El maestro huyó de Colombia con el fin de instalarse en México y aprender, de los mejores muralistas, las técnicas del arte popular. Quería despegarse de las galerías y el arte elitista para volcar todo su aprendizaje en el adorno de las calles.
Como se fue del país sin un plan presupuestal ni temporal muy definido –errático, podría decirse, como es su misma vida- terminó primero en Guatemala, conociendo el gobierno pluralista de Jacobo Arbentz y, de paso, a Ernesto Guevara de la Serna, entonces un muchacho, a quien la historia le daría el mote de El Ché.
— “Era un argentino que andaba por ahí jodiendo, buscando qué hacer. Allá en Guatemala se entrenaron a los combatientes para la invasión a Cuba. Yo estuve a punto de ir pero estaba enamorado de una vieja, entonces me dio culillo. Yo soy un huevón, le tengo miedo a las armas. Y estando en el Ejército, que fue una experiencia inmunda, me di cuenta de que mi odio por las milicias era muy grande. No tengo nada de guerrillero”, dice, mirando al interior de su taller, en donde se reduce toda su vida.
Al caer Arbentz en Guatemala, Oramas llega por fin a México, se hace militante del Partido Comunista, y conoce al que inspiró todo el periplo: el muralista David Siqueiros, de quien aprende la filosofía del arte público.
Siqueiros logra, a través de su esposa Angélica Arenal, cercana al gobierno mexicano, promover una ley estatal para destinar un porcentaje de los edificios públicos a la pintura de murales. México se convirtió por ese entonces en una obra de arte. En una exposición multitudinaria. En una inspiración.
Oramas no sólo aprendió sobre la expansión del arte en las calles, sino que perfeccionó sus técnicas: la laca, la brocha de aire, la espátula, el uso de pinturas industriales y la conformación de los colores. El esplendor mexicano estaba a la orden del día, con sus borracheras y fiestas desmesuradas, con sus mariachis y tequilas bien cargados, con el arte como único medio de subsistencia y rasero de la perfección.

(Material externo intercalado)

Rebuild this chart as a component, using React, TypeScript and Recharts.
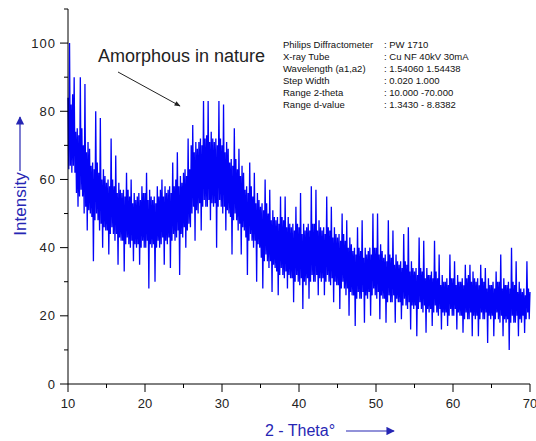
import { LineChart, Line, XAxis, YAxis } from 'recharts';

// 2-theta scan: 10 -> 70 deg, one reading every 0.1 deg (one row = one degree)
const thetaStart = 10;
const thetaStep = 0.1;

const intensity = [
  84, 63, 100, 64, 82, 62, 85, 64, 90, 62,
  74, 56, 75, 52, 73, 55, 90, 57, 75, 55,
  70, 50, 88, 52, 68, 45, 71, 51, 69, 50,
  64, 49, 65, 36, 63, 48, 80, 50, 65, 48,
  62, 45, 78, 47, 60, 40, 63, 46, 61, 45,
  59, 45, 60, 38, 58, 44, 72, 46, 60, 44,
  58, 42, 67, 44, 56, 35, 59, 43, 57, 42,
  56, 42, 57, 33, 55, 41, 62, 43, 57, 41,
  55, 40, 60, 42, 53, 36, 56, 41, 54, 40,
  55, 41, 56, 35, 54, 40, 58, 42, 56, 40,
  56, 40, 62, 42, 54, 28, 57, 41, 55, 40,
  54, 41, 55, 30, 53, 40, 58, 42, 55, 40,
  57, 41, 60, 43, 55, 35, 58, 42, 56, 41,
  57, 43, 58, 34, 56, 42, 65, 44, 58, 42,
  60, 43, 68, 45, 58, 32, 61, 44, 59, 43,
  62, 46, 63, 40, 61, 45, 72, 47, 63, 46,
  70, 50, 76, 52, 68, 42, 71, 51, 69, 50,
  71, 53, 72, 45, 70, 52, 83, 54, 72, 52,
  73, 52, 83, 54, 71, 48, 74, 53, 72, 52,
  71, 53, 72, 40, 70, 52, 83, 54, 72, 52,
  70, 50, 82, 52, 68, 45, 71, 51, 69, 50,
  65, 49, 66, 38, 64, 48, 75, 50, 66, 48,
  63, 45, 69, 47, 61, 38, 64, 46, 62, 45,
  57, 43, 58, 32, 56, 42, 65, 44, 58, 42,
  55, 40, 62, 42, 53, 30, 56, 41, 54, 40,
  52, 37, 53, 28, 51, 36, 60, 38, 53, 36,
  50, 34, 57, 36, 48, 27, 51, 35, 49, 34,
  48, 33, 49, 26, 47, 32, 55, 34, 49, 32,
  48, 31, 55, 33, 46, 28, 49, 32, 47, 31,
  46, 31, 47, 24, 45, 30, 52, 32, 47, 30,
  46, 29, 56, 31, 44, 22, 47, 30, 45, 29,
  46, 31, 47, 25, 45, 30, 58, 32, 47, 30,
  47, 30, 57, 32, 45, 26, 48, 31, 46, 30,
  45, 31, 46, 26, 44, 30, 55, 32, 46, 30,
  45, 29, 52, 31, 43, 24, 46, 30, 44, 29,
  43, 29, 44, 22, 42, 28, 50, 30, 44, 28,
  42, 26, 48, 28, 40, 20, 43, 27, 41, 26,
  39, 26, 40, 17, 38, 25, 46, 27, 40, 25,
  39, 25, 48, 27, 37, 18, 40, 26, 38, 25,
  39, 27, 40, 20, 38, 26, 50, 28, 40, 26,
  40, 25, 50, 27, 38, 19, 41, 26, 39, 25,
  37, 25, 38, 18, 36, 24, 48, 26, 38, 24,
  37, 24, 45, 26, 35, 18, 38, 25, 36, 24,
  35, 24, 36, 19, 34, 23, 44, 25, 36, 23,
  35, 22, 46, 24, 33, 16, 36, 23, 34, 22,
  33, 23, 34, 14, 32, 22, 43, 24, 34, 22,
  33, 21, 42, 23, 31, 15, 34, 22, 32, 21,
  32, 22, 33, 17, 31, 21, 42, 23, 33, 21,
  31, 20, 38, 22, 29, 16, 32, 21, 30, 20,
  30, 21, 31, 17, 29, 20, 38, 22, 31, 20,
  31, 20, 36, 22, 29, 16, 32, 21, 30, 20,
  30, 20, 31, 15, 29, 19, 35, 21, 31, 19,
  32, 19, 35, 21, 30, 14, 33, 20, 31, 19,
  30, 20, 31, 14, 29, 19, 35, 21, 31, 19,
  30, 19, 34, 21, 28, 12, 31, 20, 29, 19,
  29, 20, 30, 14, 28, 19, 33, 21, 30, 19,
  30, 18, 38, 20, 28, 14, 31, 19, 29, 18,
  29, 19, 30, 10, 28, 18, 40, 20, 30, 18,
  29, 18, 36, 20, 27, 14, 30, 19, 28, 18,
  27, 20, 28, 15, 26, 19, 36, 21, 28, 19,
  27,
];

const xTicks = [10, 15, 20, 25, 30, 35, 40, 45, 50, 55, 60, 65, 70];
const xLabels = [10, 20, 30, 40, 50, 60, 70];
const yTicks = [0, 10, 20, 30, 40, 50, 60, 70, 80, 90, 100, 110];
const yLabels = [0, 20, 40, 60, 80, 100];

const infoLabels = [
  'Philips Diffractometer',
  'X-ray Tube',
  'Wavelength (a1,a2)',
  'Step Width',
  'Range 2-theta',
  'Range d-value',
];
const infoValues = [
  ': PW 1710',
  ': Cu NF 40kV 30mA',
  ': 1.54060 1.54438',
  ': 0.020  1.000',
  ': 10.000 -70.000',
  ': 1.3430 - 8.8382',
];

const data = intensity.map((v, i) => ({
  theta: +(thetaStart + i * thetaStep).toFixed(1),
  counts: v,
}));

const font = '"Liberation Sans", Arial, sans-serif';
const labelBlue = '#2626b4';

function YTick(props: any) {
  const { x, y, payload } = props;
  const major = yLabels.includes(payload.value);
  return (
    <g>
      <line x1={x} x2={x - (major ? 8 : 4)} y1={y} y2={y} stroke="#000" />
      {major && (
        <text x={x - 12} y={y} dy="0.36em" textAnchor="end" fontSize={13} letterSpacing={1}
          fontFamily={font} fill="#222">
          {payload.value}
        </text>
      )}
    </g>
  );
}

function XTick(props: any) {
  const { x, y, payload } = props;
  const major = xLabels.includes(payload.value);
  return (
    <g>
      <line x1={x} x2={x} y1={y} y2={y + (major ? 8 : 4)} stroke="#000" />
      {major && (
        <text x={x} y={y + 24} textAnchor="middle" fontSize={13}
          fontFamily={font} fill="#222">
          {payload.value}
        </text>
      )}
    </g>
  );
}

export default function App() {
  return (
    <div style={{ position: 'absolute', left: 0, top: 0, width: 536, height: 441, background: '#fff' }}>
      <LineChart width={536} height={441} data={data} margin={{ top: 9, right: 6, bottom: 0, left: 0 }}>
        <XAxis
          dataKey="theta"
          type="number"
          domain={[10, 70]}
          ticks={xTicks}
          interval={0}
          height={57}
          tickSize={0}
          tickMargin={0}
          tickLine={false}
          axisLine={{ stroke: '#000' }}
          tick={(p: any) => <XTick {...p} />}
        />
        <YAxis
          type="number"
          domain={[0, 110]}
          ticks={yTicks}
          interval={0}
          width={68}
          tickSize={0}
          tickMargin={0}
          tickLine={false}
          axisLine={{ stroke: '#000' }}
          tick={(p: any) => <YTick {...p} />}
        />
        <Line
          type="linear"
          dataKey="counts"
          stroke="#0303f8"
          strokeWidth={1.3}
          dot={false}
          isAnimationActive={false}
        />
      </LineChart>
      <svg width={536} height={441} style={{ position: 'absolute', left: 0, top: 0, pointerEvents: 'none' }}>
        <defs>
          <marker id="blueHead" viewBox="0 0 10 10" refX="9" refY="5" markerWidth="7" markerHeight="7" orient="auto">
            <path d="M0,0 L10,5 L0,10 z" fill={labelBlue} />
          </marker>
          <marker id="blackHead" viewBox="0 0 10 10" refX="9" refY="5" markerWidth="7" markerHeight="6" orient="auto">
            <path d="M0,1 L10,5 L0,9 z" fill="#222" />
          </marker>
        </defs>
        <text x={20} y={204} transform="rotate(-90 20 204)" textAnchor="middle" dy="0.35em"
          fontSize={17} fontFamily={font} fill={labelBlue}>
          Intensity
        </text>
        <line x1={20} y1={171} x2={20} y2={117} stroke={labelBlue} strokeWidth={1.2} markerEnd="url(#blueHead)" />
        <text x={300} y={436} textAnchor="middle" fontSize={16} fontFamily={font} fill={labelBlue}>
          2 - Theta°
        </text>
        <line x1={346} y1={431} x2={394} y2={431} stroke={labelBlue} strokeWidth={1.2} markerEnd="url(#blueHead)" />
        <text x={98} y={62} fontSize={18} fontFamily={font} fill="#222">
          Amorphous in nature
        </text>
        <line x1={118} y1={72} x2={180} y2={106} stroke="#222" strokeWidth={1} markerEnd="url(#blackHead)" />
        {infoLabels.map((t, i) => (
          <g key={t}>
            <text x={283} y={48 + i * 12} fontSize={9.5} fontFamily={font} fill="#111">{t}</text>
            <text x={384} y={48 + i * 12} fontSize={9.5} fontFamily={font} fill="#111">{infoValues[i]}</text>
          </g>
        ))}
      </svg>
    </div>
  );
}
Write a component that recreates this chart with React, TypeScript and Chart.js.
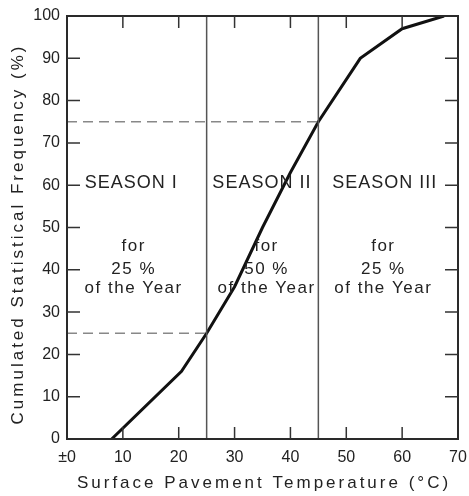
import React, { useEffect, useRef } from "react";
import { Chart, registerables } from "chart.js";

Chart.register(...registerables);

// Cumulated frequency curve (temperature °C -> cumulated frequency %)
const temperatures = [8, 20.5, 25, 30, 35, 40, 45, 52.5, 60, 67.5];
const frequencies = [0, 16, 25, 36, 50, 63, 75, 90, 97, 100];

// Season boundaries and the quartile levels they correspond to
const seasonBounds = [25, 45];
const quartileLevels = [25, 75];

// Tick labels
const xTickValues = [0, 10, 20, 30, 40, 50, 60, 70];
const xTickLabels = ["±0", "10", "20", "30", "40", "50", "60", "70"];
const yTickValues = [0, 10, 20, 30, 40, 50, 60, 70, 80, 90, 100];

// Season annotations
const seasonNames = ["SEASON I", "SEASON II", "SEASON III"];
const seasonShares = ["25 %", "50 %", "25 %"];
const seasonHeaderX = [11.4, 34.8, 56.8];
const seasonBodyX = [11.8, 35.6, 56.5];
const seasonTextY = [60.5, 45.5, 40, 35.6];

const xTitle = "Surface Pavement Temperature (°C)";
const yTitle = "Cumulated Statistical Frequency (%)";

const FONT = "'Liberation Sans', Arial, sans-serif";
const INK = "#222";

const decor = {
  id: "decor",
  afterDatasetsDraw(chart: any) {
    const { ctx, chartArea: a, scales } = chart;
    const xs = scales.x;
    const ys = scales.y;
    ctx.save();
    // frame
    ctx.strokeStyle = "#2a2a2a";
    ctx.lineWidth = 2;
    ctx.strokeRect(a.left, a.top, a.right - a.left, a.bottom - a.top);
    // inner tick marks
    ctx.lineWidth = 1.5;
    ctx.strokeStyle = "#333";
    ctx.beginPath();
    for (const v of xTickValues) {
      if (v <= xs.min || v >= xs.max) continue;
      const px = xs.getPixelForValue(v);
      ctx.moveTo(px, a.bottom);
      ctx.lineTo(px, a.bottom - 12);
      ctx.moveTo(px, a.top);
      ctx.lineTo(px, a.top + 12);
    }
    for (const v of yTickValues) {
      if (v <= ys.min || v >= ys.max) continue;
      const py = ys.getPixelForValue(v);
      ctx.moveTo(a.left, py);
      ctx.lineTo(a.left + 13, py);
      ctx.moveTo(a.right, py);
      ctx.lineTo(a.right - 13, py);
    }
    ctx.stroke();

    // season texts
    ctx.fillStyle = INK;
    ctx.textAlign = "center";
    ctx.textBaseline = "middle";
    seasonNames.forEach((name, i) => {
      ctx.font = `18px ${FONT}`;
      (ctx as any).letterSpacing = "1px";
      ctx.fillText(name, xs.getPixelForValue(seasonHeaderX[i]) + 0.5, ys.getPixelForValue(seasonTextY[0]));
      ctx.font = `17px ${FONT}`;
      (ctx as any).letterSpacing = "1.5px";
      const bx = xs.getPixelForValue(seasonBodyX[i]) + 0.75;
      ctx.fillText("for", bx, ys.getPixelForValue(seasonTextY[1]));
      ctx.fillText(seasonShares[i], bx, ys.getPixelForValue(seasonTextY[2]));
      ctx.fillText("of the Year", bx, ys.getPixelForValue(seasonTextY[3]));
    });
    ctx.restore();
  },
  afterDraw(chart: any) {
    const { ctx, chartArea: a } = chart;
    ctx.save();
    ctx.fillStyle = INK;
    ctx.font = `17px ${FONT}`;
    (ctx as any).letterSpacing = "3px";
    ctx.textAlign = "center";
    ctx.textBaseline = "middle";
    ctx.fillText(xTitle, (a.left + a.right) / 2 + 1.5, a.bottom + 44);
    ctx.translate(18, (a.top + a.bottom) / 2 + 8);
    ctx.rotate(-Math.PI / 2);
    ctx.fillText(yTitle, 1.5, 0);
    ctx.restore();
  },
};

export default function App() {
  const canvasRef = useRef<HTMLCanvasElement | null>(null);

  useEffect(() => {
    document.body.style.margin = "0";
    const canvas = canvasRef.current;
    if (!canvas) return;

    const curve = temperatures.map((t, i) => ({ x: t, y: frequencies[i] }));
    const verticals = seasonBounds.map((b) => ({
      type: "line" as const,
      data: [
        { x: b, y: 0 },
        { x: b, y: 100 },
      ],
      borderColor: "#555",
      borderWidth: 1.5,
      pointRadius: 0,
      fill: false,
    }));
    const dashed = quartileLevels.map((q, i) => ({
      type: "line" as const,
      data: [
        { x: 0, y: q },
        { x: seasonBounds[i], y: q },
      ],
      borderColor: "#888",
      borderWidth: 1.5,
      borderDash: [10, 6],
      pointRadius: 0,
      fill: false,
    }));

    const chart = new Chart(canvas, {
      type: "line",
      data: {
        datasets: [
          ...verticals,
          ...dashed,
          {
            type: "line",
            data: curve,
            borderColor: "#111",
            borderWidth: 3,
            pointRadius: 0,
            tension: 0,
            fill: false,
          },
        ] as any,
      },
      options: {
        responsive: false,
        animation: false,
        devicePixelRatio: 1,
        layout: { padding: { top: 16, right: 11, left: 0, bottom: 0 } },
        plugins: {
          legend: { display: false },
          tooltip: { enabled: false },
          title: { display: false },
        },
        scales: {
          x: {
            type: "linear",
            min: 0,
            max: 70,
            afterBuildTicks: (scale: any) => {
              scale.ticks = xTickValues.map((v) => ({ value: v }));
            },
            afterFit: (scale: any) => {
              scale.height = 57;
              scale.paddingLeft = 0;
              scale.paddingRight = 0;
            },
            ticks: {
              autoSkip: false,
              maxRotation: 0,
              padding: 9,
              color: INK,
              font: { family: FONT, size: 16 },
              callback: (v: any) => {
                const i = xTickValues.indexOf(Number(v));
                return i >= 0 ? xTickLabels[i] : "";
              },
            },
            grid: { display: false, drawTicks: false },
            border: { display: false },
          },
          y: {
            type: "linear",
            min: 0,
            max: 100,
            afterBuildTicks: (scale: any) => {
              scale.ticks = yTickValues.map((v) => ({ value: v }));
            },
            afterFit: (scale: any) => {
              scale.width = 67;
              scale.paddingTop = 0;
              scale.paddingBottom = 0;
            },
            ticks: {
              autoSkip: false,
              padding: 7,
              color: INK,
              font: { family: FONT, size: 16 },
            },
            grid: { display: false, drawTicks: false },
            border: { display: false },
          },
        },
      } as any,
      plugins: [decor],
    });

    return () => chart.destroy();
  }, []);

  return (
    <div style={{ width: 469, height: 496, background: "#fff" }}>
      <canvas ref={canvasRef} width={469} height={496} style={{ display: "block" }} />
    </div>
  );
}
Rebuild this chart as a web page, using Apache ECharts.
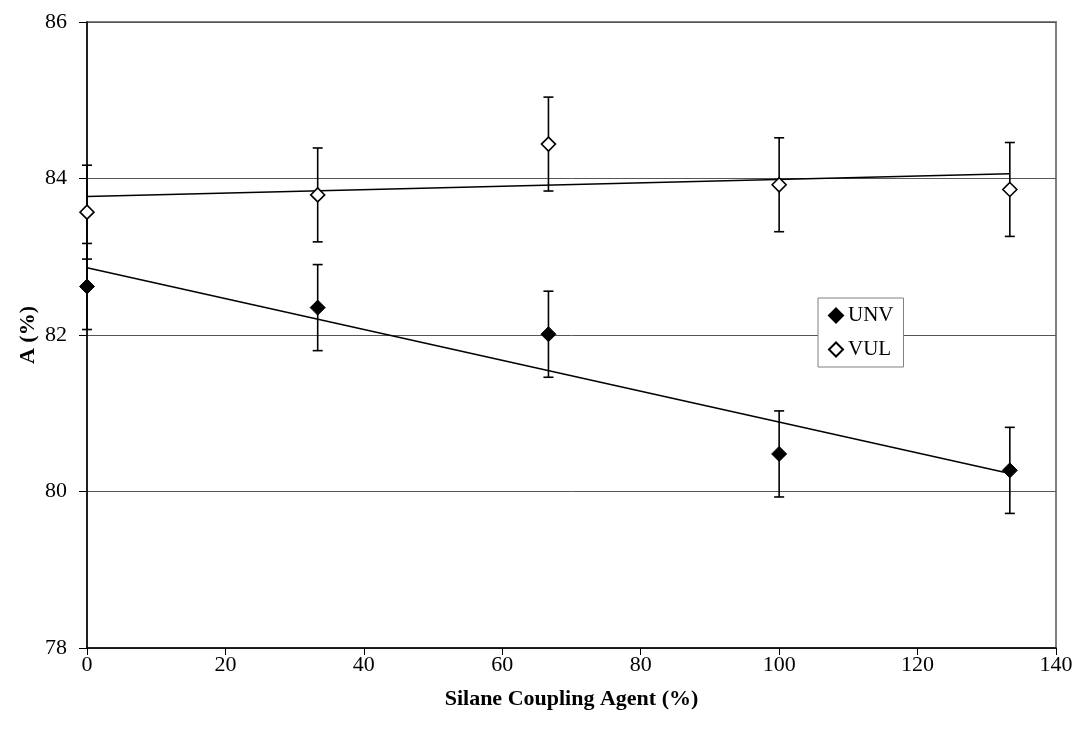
<!DOCTYPE html>
<html>
<head>
<meta charset="utf-8">
<style>
  html, body { margin: 0; padding: 0; background: #fff; }
  #chart { width: 1079px; height: 742px; }
</style>
<script src="https://cdn.jsdelivr.net/npm/echarts@6/dist/echarts.min.js"></script>
</head>
<body>
<div id="chart"></div>
<script>
// Silane coupling agent loading (%)
const silane = [0, 33.33, 66.67, 100, 133.33];

// A (%) for unvulcanised and vulcanised samples, with ± error
const unvValues = [82.62, 82.35, 82.01, 80.48, 80.27];
const unvErrors = [0.55, 0.55, 0.55, 0.55, 0.55];
const vulValues = [83.57, 83.79, 84.44, 83.92, 83.86];
const vulErrors = [0.6, 0.6, 0.6, 0.6, 0.6];

// Linear trend lines, end points at the first and last loading
const trendX = [0, 133.33];
const unvTrend = [82.86, 80.23];
const vulTrend = [83.77, 84.06];

const FONT = 'Liberation Serif';

const pairs = (xs, ys) => xs.map((x, i) => [x, ys[i]]);
const errRows = (xs, ys, es) => xs.map((x, i) => [x, ys[i] - es[i], ys[i] + es[i]]);

function renderErrorBar(params, api) {
  const x = api.value(0);
  const lo = api.coord([x, api.value(1)]);
  const hi = api.coord([x, api.value(2)]);
  const cap = 5;
  const style = { stroke: '#000', lineWidth: 1.6 };
  return {
    type: 'group',
    children: [
      { type: 'line', shape: { x1: hi[0], y1: hi[1], x2: lo[0], y2: lo[1] }, style },
      { type: 'line', shape: { x1: hi[0] - cap, y1: hi[1], x2: hi[0] + cap, y2: hi[1] }, style },
      { type: 'line', shape: { x1: lo[0] - cap, y1: lo[1], x2: lo[0] + cap, y2: lo[1] }, style }
    ]
  };
}

const chart = echarts.init(document.getElementById('chart'));
chart.setOption({
  animation: false,
  backgroundColor: '#fff',
  textStyle: { fontFamily: FONT, color: '#000' },
  grid: {
    left: 87, right: 23, top: 22, bottom: 94,
    show: true, borderColor: '#808080', borderWidth: 2
  },
  legend: {
    data: ['UNV', 'VUL'],
    orient: 'vertical',
    left: 818, top: 298,
    padding: [7, 10, 7, 10],
    itemGap: 13,
    itemWidth: 14, itemHeight: 14,
    itemTextGap: 4,
    backgroundColor: '#fff',
    borderColor: '#808080', borderWidth: 1, borderRadius: 0,
    textStyle: { fontFamily: FONT, fontSize: 21, color: '#000' }
  },
  xAxis: {
    type: 'value', min: 0, max: 140, interval: 20,
    name: 'Silane Coupling Agent (%)',
    nameLocation: 'middle', nameGap: 40, nameMoveOverlap: false,
    nameTextStyle: { fontFamily: FONT, fontWeight: 'bold', fontSize: 22, color: '#000' },
    axisLine: { lineStyle: { color: '#000', width: 1.5 } },
    axisTick: { show: true, inside: false, length: 7, lineStyle: { color: '#000', width: 1 } },
    axisLabel: { fontFamily: FONT, fontSize: 22, color: '#000', margin: 6 },
    splitLine: { show: false }
  },
  yAxis: {
    type: 'value', min: 78, max: 86, interval: 2,
    name: 'A (%)',
    nameLocation: 'middle', nameGap: 48, nameRotate: 90, nameMoveOverlap: false,
    nameTextStyle: { fontFamily: FONT, fontWeight: 'bold', fontSize: 22, color: '#000' },
    axisLine: { show: true, lineStyle: { color: '#000', width: 1.5 } },
    axisTick: { show: true, inside: false, length: 8, lineStyle: { color: '#000', width: 1 } },
    axisLabel: { fontFamily: FONT, fontSize: 22, color: '#000', margin: 20 },
    splitLine: { show: true, lineStyle: { color: '#555', width: 1 } }
  },
  series: [
    {
      name: 'UNV trend', type: 'line', data: pairs(trendX, unvTrend),
      symbol: 'none', lineStyle: { color: '#000', width: 1.5 }, z: 2, silent: true
    },
    {
      name: 'VUL trend', type: 'line', data: pairs(trendX, vulTrend),
      symbol: 'none', lineStyle: { color: '#000', width: 1.5 }, z: 2, silent: true
    },
    {
      name: 'UNV error', type: 'custom', renderItem: renderErrorBar,
      data: errRows(silane, unvValues, unvErrors), z: 3, silent: true
    },
    {
      name: 'VUL error', type: 'custom', renderItem: renderErrorBar,
      data: errRows(silane, vulValues, vulErrors), z: 3, silent: true
    },
    {
      name: 'UNV', type: 'scatter', data: pairs(silane, unvValues),
      symbol: 'diamond', symbolSize: 15,
      itemStyle: { color: '#000', borderColor: '#000', borderWidth: 1, opacity: 1 }, z: 4
    },
    {
      name: 'VUL', type: 'scatter', data: pairs(silane, vulValues),
      symbol: 'diamond', symbolSize: 14,
      itemStyle: { color: '#fff', borderColor: '#000', borderWidth: 1.6, opacity: 1 }, z: 4
    }
  ]
});
</script>
</body>
</html>
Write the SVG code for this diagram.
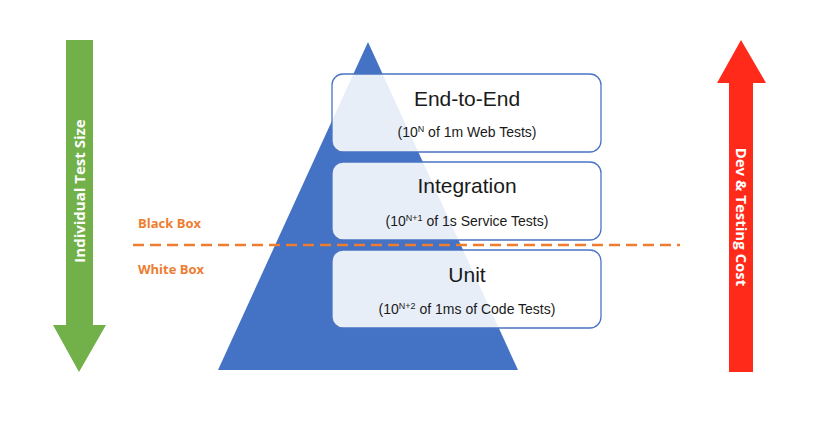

—“El arte da la medida de la grandeza de un país”, dice el maestro, compungido, al pensar lo pequeño que es el movimiento de su país.
No todo fue color de rosa.
Por estar metido de manera fervorosa en la política, fue devuelto a Colombia. Pese a ser un innovador, Oramas llega a su país natal con las puertas cerradas.
— “Hay un antes y un después de Marta Traba – confiesa —, ella se aprovechó del vacío intelectual que había en Colombia. En la crítica de arte hizo y deshizo. Se atrevió a decir: ‘Oramas es un caso específico de cómo no se debe pintar’. Porque yo venía con los realismos socialistas y a ella le interesaban otras cosas. Ella promovió a Botero, sí, pero nos jodió a muchos cuando el movimiento pictórico andaba muy mal”… (Andrés Páramo Izquierdo, El Espectador, 20 Sep. 2012, online).